Ovviamente, il problema n.1 è: non trovo il / la fidanzato/a , e che altro ci si poteva aspettare, in una società di single? Rispondere è impegnativo, bisogna esaminare con attenzione le parole per capire anche quello che lo scrivente non dice apertamente. L'esperienza comunque è iniziata da poco, e spero che molte donne abbiano voglia di contribuire scrivendomi.

8) Ora una domanda un po' impegnativa. Nei tuoi racconti le donne, il "secondo" genere che già deve fare i conti con questa specifica ingombrante oppressione, si trovano a vivere condizioni e scelte come quella di una vita di coppia non eterosessuale, che le pongono sul filo di un rasoio; a tutto questo si intrecciano contraddizioni di classe e generazionali, relazioni di potere messe allegramente a nudo senza alcun riguardo per il politically correct. Questo argomento, l'intreccio tra i diversi piani di oppressione e la conseguente ricerca di percorsi di liberazione, è un punto su cui si gioca l'identità del nostro collettivo. Per questo ci piacerebbe raccogliere qualche tua considerazione in proposito.

Che dire? L'avete già detto voi. Che gusto c'è nelle cose semplici e nelle 'menti sferiche', come diceva Dickinson? la vita è complessa, la mente è complessa, le contraddizioni, come le disgrazie, difficilmente arrivano da sole.
Angela Davis, a un incontro di donne americane nere e asiatiche, ha detto: io non sono minoranza, io sono parte di una grande maggioranza. Ecco, pur non essendo né nera né asiatica, mi sento anch'io così. Elinor, per conto suo, è fermamente convinta di essere il parametro di ogni normalità, e che i 'diversi' semmai sono gli altri.
Elinor non ha mai capito bene la questione del politically correct, e se non l'ha capita lei, che è vecchia e saggia, volete che la capisca io? Mi sembra tuttavia di aver intuito che si è politicamente corretti quando si chiamano 'non udenti' i sordi e 'normoudenti' tutti gli altri. Io ho un padre che, oltre ad altre cose, è anche diventato sordo; mio padre è una delle mie grandi muse ispiratrici, ma non credo che potrei mai scrivere un racconto in cui una figlia normoudente si rivolge a un padre non udente. Preferirei darmi alla resistenza armata, piuttosto.
L'identità di quale collettivo si gioca sull'intreccio eccetera (v. domanda)? Il vostro, in quanto redattrici di questa rivista on line, o quello delle donne? nel primo caso, mi interesserebbe conoscere i dettagli della diatriba (noi scrittrici siamo sempre curiose).
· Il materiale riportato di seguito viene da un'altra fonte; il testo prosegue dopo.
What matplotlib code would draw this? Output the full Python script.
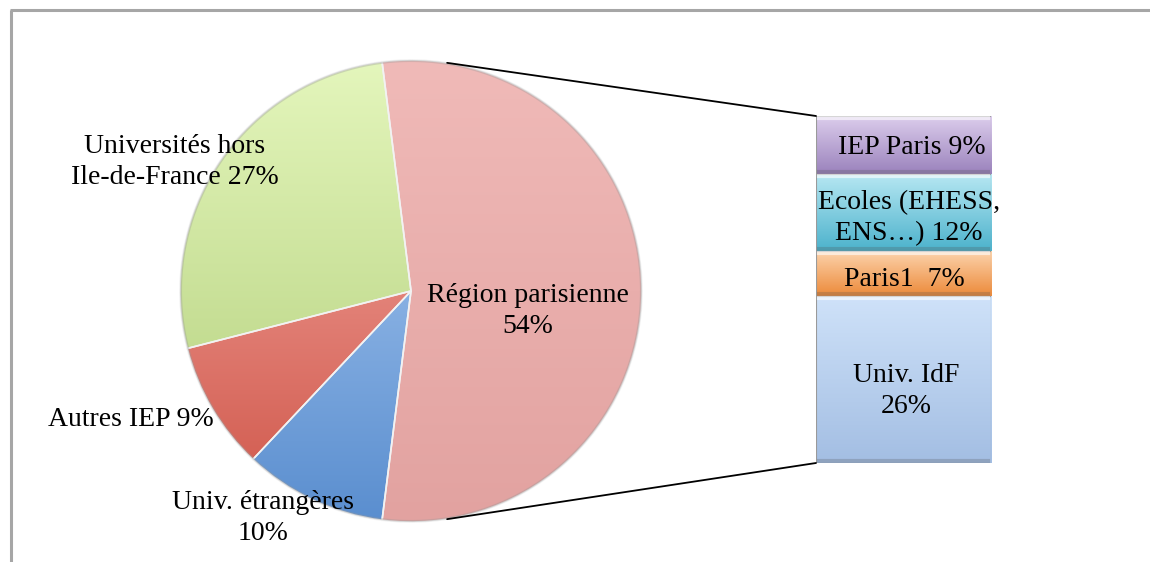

9) Ci farebbe molto piacere avere una bibliografia completa dei tuoi scritti pensando di fare cosa gradita anche alle persone che si collegano al nostro sito.

Eccola.
Elinor Rigby: 'Un'americana a Parigi', Zelig 1993, ed. tascabile Baldini & Castoldi 1997
'Le pioniere del sesso', Il dito e la Luna, 2000
Margherita Giacobino: 'Casalinghe all'inferno', Baldini & Castoldi, 1996
'Svegliatevi bambine', in collab. con Pat Carra, Zelig, 1996
'Marina, Marina, Marina', Piemme, 2000

Il mio ultimo romanzo è in uscita in Germania, presso l'editrice Kunstmann di Monaco; il titolo (tedesco, ovviamente) è 'Götter, Gatten und Geliebte', marzo 2001. In italiano non ha ancora un editore. Misteri dell'editoria. Se non stessi così bene nella mia città, che è Torino, mi trasferirei in Germania, perché sono ormai diventata un'autrice tedesca.